Coragem é o que pediu o Papa aos congoleses. O Pontífice encorajou todo o povo do Congo a retomar nas mãos, como um diamante puríssimo, aquilo que são.
“Prezados amigos, os diamantes, habitualmente raros, aqui abundam. Se isto vale para as riquezas materiais escondidas no subsolo, com maior razão vale para as riquezas espirituais encerradas nos corações. E é precisamente a partir dos corações que a paz e o desenvolvimento continuam a ser possíveis, porque, com a ajuda de Deus, os seres humanos são capazes de justiça e perdão, de concórdia e reconciliação, de compromisso e perseverança em pôr a render os talentos recebidos”, disse.
Fazer a sua parte
O pedido do Papa para este início de viagem é para que cada congolês se sinta chamado a fazer a sua parte.
“Que a violência e o ódio não tenham mais lugar no coração e nos lábios de ninguém, porque são sentimentos anti-humanos e anticristãos, que paralisam o desenvolvimento e fazem retroceder para um passado sombrio”, alertou.
“Tirem as mãos da República Democrática do Congo, tirem as mãos da África!”

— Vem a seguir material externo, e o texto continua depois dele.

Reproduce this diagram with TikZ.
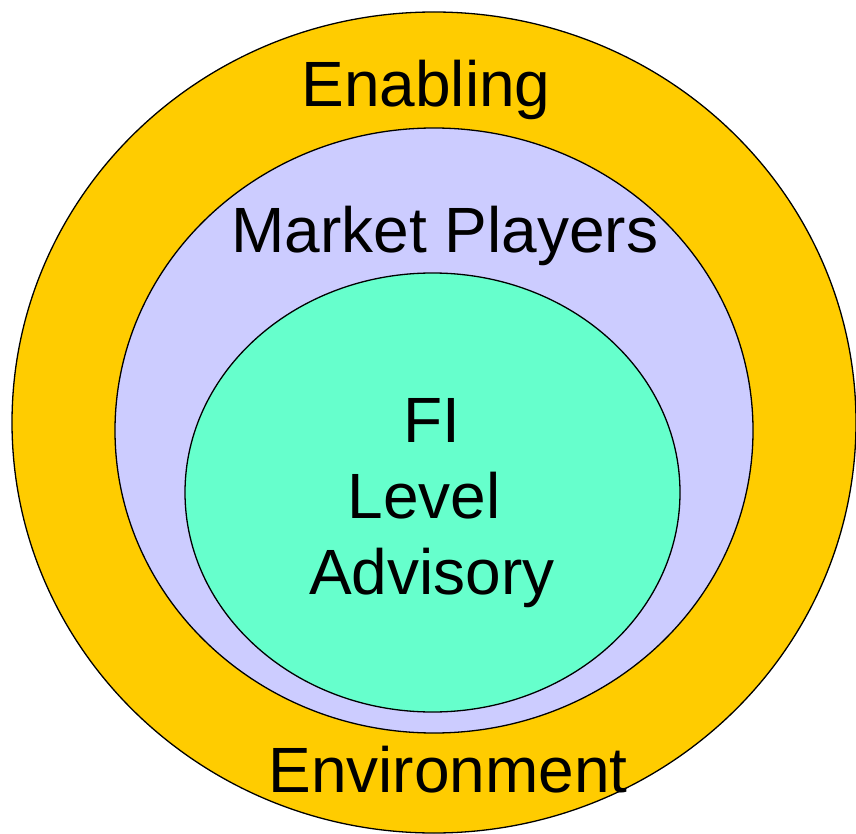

De acordo com Francisco, é trágico que o continente africano em geral padeça ainda de várias formas de exploração. “Largamente saqueado, este país não consegue beneficiar suficientemente dos seus recursos imensos: chegou-se ao paradoxo de os frutos da sua terra o tornarem “estrangeiro” para os próprios habitantes”.
O veneno da ganância tornou os seus diamantes ensanguentados, comentou o Papa. “É um drama face ao qual, muitas vezes, o mundo economicamente mais desenvolvido fecha os olhos, os ouvidos e a boca”, criticou.
A República Democrática do Congo e o continente africano merecem ser respeitados e ouvidos, merecem espaço e atenção, sublinhou o Pontífice, que afirmou: “Tirem as mãos da República Democrática do Congo, tirem as mãos da África! Basta com este sufocar a África: não é uma mina para explorar, nem uma terra para saquear. Que a África seja protagonista do seu destino!”.
“Que a África, sorriso e esperança do mundo, conte mais: fale-se mais sobre ela, tenha mais peso e representatividade entre as Nações!”.
Diplomacia a favor do homem
O Santo Padre exortou o mundo a uma diplomacia do homem a favor do homem, dos povos a favor dos povos, onde estejam no centro, não o controle das áreas e recursos, nem as ambições de expansão e o aumento dos lucros, mas as oportunidades de crescimento das pessoas.
“Olhando para este povo, fica-se com a impressão de que a Comunidade Internacional se tenha quase resignado com a violência que o devora. Não podemos habituar-nos ao sangue que, há décadas, corre neste país ceifando milhões de vidas, sem que muitos o saibam. Seja conhecido tudo o que acontece aqui”, denunciou. O Papa também encorajou os processos de paz em curso.
Contra a corrupção e a favor da educação
Na sociedade, muitas vezes o que obscurece a luz do bem são as trevas da injustiça e da corrupção, alertou o Pontífice. “É preciso não se cansar de promover, em cada setor, o direito e a equidade contrastando a impunidade e a manipulação das leis e da informação”.
O Papa defendeu também que a educação é fundamental: “é o caminho para o futuro, o caminho a percorrer para se alcançar a plena liberdade deste país e do continente africano”.
Segundo o Santo Padre, é urgente investir na educação para preparar sociedades que só serão consolidadas se bem instruídas, só serão autônomas se plenamente conscientes das suas potencialidades e capazes de as desenvolver com responsabilidade e perseverança.
Francisco comentou que há muitas crianças que não vão à escola e são exploradas. “Muitas morrem, sujeitas a trabalhos escravizadores nas minas. Não se poupem esforços para denunciar o flagelo do trabalho infantil e acabar com ele. Quantas adolescentes são marginalizadas e violadas na sua dignidade! As crianças, as donzelas, os jovens são a esperança: não permitamos que seja extinta, mas cultivemo-la com paixão!”.
Recomeço
Por fim, o Pontífice pediu a salvaguarda da criação, a proteção do meio ambiente e o fim de ataques violentos. O Papa pediu então que Cristo, que é o Deus da esperança, o Deus de todas as possibilidades, dê a força que o país precisa para recomeçar com dignidade.
“Estou unido a vós e, com a oração e a proximidade, acompanho todos os esforços por um futuro pacífico, harmonioso e próspero deste grande país. Deus abençoe toda a nação congolesa!”, concluiu.